THE RECORDS ::

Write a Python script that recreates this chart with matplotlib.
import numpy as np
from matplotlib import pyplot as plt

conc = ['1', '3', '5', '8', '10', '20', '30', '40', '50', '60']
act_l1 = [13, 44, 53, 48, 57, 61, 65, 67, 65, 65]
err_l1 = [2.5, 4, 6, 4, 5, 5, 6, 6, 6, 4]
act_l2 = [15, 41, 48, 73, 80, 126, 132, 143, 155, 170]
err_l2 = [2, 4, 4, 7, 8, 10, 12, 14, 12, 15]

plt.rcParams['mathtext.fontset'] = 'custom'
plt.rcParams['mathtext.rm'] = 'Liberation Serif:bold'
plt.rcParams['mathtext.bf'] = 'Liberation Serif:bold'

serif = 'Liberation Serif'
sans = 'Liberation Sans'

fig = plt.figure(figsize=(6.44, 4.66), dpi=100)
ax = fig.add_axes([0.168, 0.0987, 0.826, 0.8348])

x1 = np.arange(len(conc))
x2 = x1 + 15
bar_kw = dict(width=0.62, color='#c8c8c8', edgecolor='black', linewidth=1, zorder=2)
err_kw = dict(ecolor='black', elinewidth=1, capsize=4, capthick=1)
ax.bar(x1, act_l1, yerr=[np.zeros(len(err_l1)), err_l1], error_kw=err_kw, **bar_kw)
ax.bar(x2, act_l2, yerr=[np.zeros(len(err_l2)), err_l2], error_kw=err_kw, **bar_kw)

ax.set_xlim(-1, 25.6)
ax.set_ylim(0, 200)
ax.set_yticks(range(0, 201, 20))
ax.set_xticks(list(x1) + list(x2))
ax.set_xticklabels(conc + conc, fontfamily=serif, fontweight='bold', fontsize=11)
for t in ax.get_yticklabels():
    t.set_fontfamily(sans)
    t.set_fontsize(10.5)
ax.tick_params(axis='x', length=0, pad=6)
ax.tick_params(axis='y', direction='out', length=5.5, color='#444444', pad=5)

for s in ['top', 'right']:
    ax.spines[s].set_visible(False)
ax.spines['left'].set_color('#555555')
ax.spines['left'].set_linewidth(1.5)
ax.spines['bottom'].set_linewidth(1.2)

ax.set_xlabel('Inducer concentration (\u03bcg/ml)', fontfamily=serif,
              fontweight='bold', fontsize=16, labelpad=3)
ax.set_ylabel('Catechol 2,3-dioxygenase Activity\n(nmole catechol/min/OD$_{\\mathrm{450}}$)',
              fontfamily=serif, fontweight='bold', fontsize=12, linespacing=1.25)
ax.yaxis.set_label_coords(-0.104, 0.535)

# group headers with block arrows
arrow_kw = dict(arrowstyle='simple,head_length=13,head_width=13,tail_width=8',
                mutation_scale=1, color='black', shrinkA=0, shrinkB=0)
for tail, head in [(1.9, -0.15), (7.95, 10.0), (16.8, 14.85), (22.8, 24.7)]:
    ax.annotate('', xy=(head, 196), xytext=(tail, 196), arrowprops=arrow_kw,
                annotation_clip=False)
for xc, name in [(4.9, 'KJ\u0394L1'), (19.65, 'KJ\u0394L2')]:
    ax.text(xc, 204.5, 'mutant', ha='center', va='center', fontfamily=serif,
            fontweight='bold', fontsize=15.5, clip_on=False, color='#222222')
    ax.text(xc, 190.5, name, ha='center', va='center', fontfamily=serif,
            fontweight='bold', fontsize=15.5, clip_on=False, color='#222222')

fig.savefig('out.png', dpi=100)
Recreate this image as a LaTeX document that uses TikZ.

TASK TO COMPLETE ::
Reproduce the entire listing word for word.

RESULT ::
Write a Python script that recreates this chart with matplotlib.
import numpy as np
from matplotlib import pyplot as plt

conc = ['1', '3', '5', '8', '10', '20', '30', '40', '50', '60']
act_l1 = [13, 44, 53, 48, 57, 61, 65, 67, 65, 65]
err_l1 = [2.5, 4, 6, 4, 5, 5, 6, 6, 6, 4]
act_l2 = [15, 41, 48, 73, 80, 126, 132, 143, 155, 170]
err_l2 = [2, 4, 4, 7, 8, 10, 12, 14, 12, 15]

plt.rcParams['mathtext.fontset'] = 'custom'
plt.rcParams['mathtext.rm'] = 'Liberation Serif:bold'
plt.rcParams['mathtext.bf'] = 'Liberation Serif:bold'

serif = 'Liberation Serif'
sans = 'Liberation Sans'

fig = plt.figure(figsize=(6.44, 4.66), dpi=100)
ax = fig.add_axes([0.168, 0.0987, 0.826, 0.8348])

x1 = np.arange(len(conc))
x2 = x1 + 15
bar_kw = dict(width=0.62, color='#c8c8c8', edgecolor='black', linewidth=1, zorder=2)
err_kw = dict(ecolor='black', elinewidth=1, capsize=4, capthick=1)
ax.bar(x1, act_l1, yerr=[np.zeros(len(err_l1)), err_l1], error_kw=err_kw, **bar_kw)
ax.bar(x2, act_l2, yerr=[np.zeros(len(err_l2)), err_l2], error_kw=err_kw, **bar_kw)

ax.set_xlim(-1, 25.6)
ax.set_ylim(0, 200)
ax.set_yticks(range(0, 201, 20))
ax.set_xticks(list(x1) + list(x2))
ax.set_xticklabels(conc + conc, fontfamily=serif, fontweight='bold', fontsize=11)
for t in ax.get_yticklabels():
    t.set_fontfamily(sans)
    t.set_fontsize(10.5)
ax.tick_params(axis='x', length=0, pad=6)
ax.tick_params(axis='y', direction='out', length=5.5, color='#444444', pad=5)

for s in ['top', 'right']:
    ax.spines[s].set_visible(False)
ax.spines['left'].set_color('#555555')
ax.spines['left'].set_linewidth(1.5)
ax.spines['bottom'].set_linewidth(1.2)

ax.set_xlabel('Inducer concentration (\u03bcg/ml)', fontfamily=serif,
              fontweight='bold', fontsize=16, labelpad=3)
ax.set_ylabel('Catechol 2,3-dioxygenase Activity\n(nmole catechol/min/OD$_{\\mathrm{450}}$)',
              fontfamily=serif, fontweight='bold', fontsize=12, linespacing=1.25)
ax.yaxis.set_label_coords(-0.104, 0.535)

# group headers with block arrows
arrow_kw = dict(arrowstyle='simple,head_length=13,head_width=13,tail_width=8',
                mutation_scale=1, color='black', shrinkA=0, shrinkB=0)
for tail, head in [(1.9, -0.15), (7.95, 10.0), (16.8, 14.85), (22.8, 24.7)]:
    ax.annotate('', xy=(head, 196), xytext=(tail, 196), arrowprops=arrow_kw,
                annotation_clip=False)
for xc, name in [(4.9, 'KJ\u0394L1'), (19.65, 'KJ\u0394L2')]:
    ax.text(xc, 204.5, 'mutant', ha='center', va='center', fontfamily=serif,
            fontweight='bold', fontsize=15.5, clip_on=False, color='#222222')
    ax.text(xc, 190.5, name, ha='center', va='center', fontfamily=serif,
            fontweight='bold', fontsize=15.5, clip_on=False, color='#222222')

fig.savefig('out.png', dpi=100)
Recreate this image as a LaTeX document that uses TikZ.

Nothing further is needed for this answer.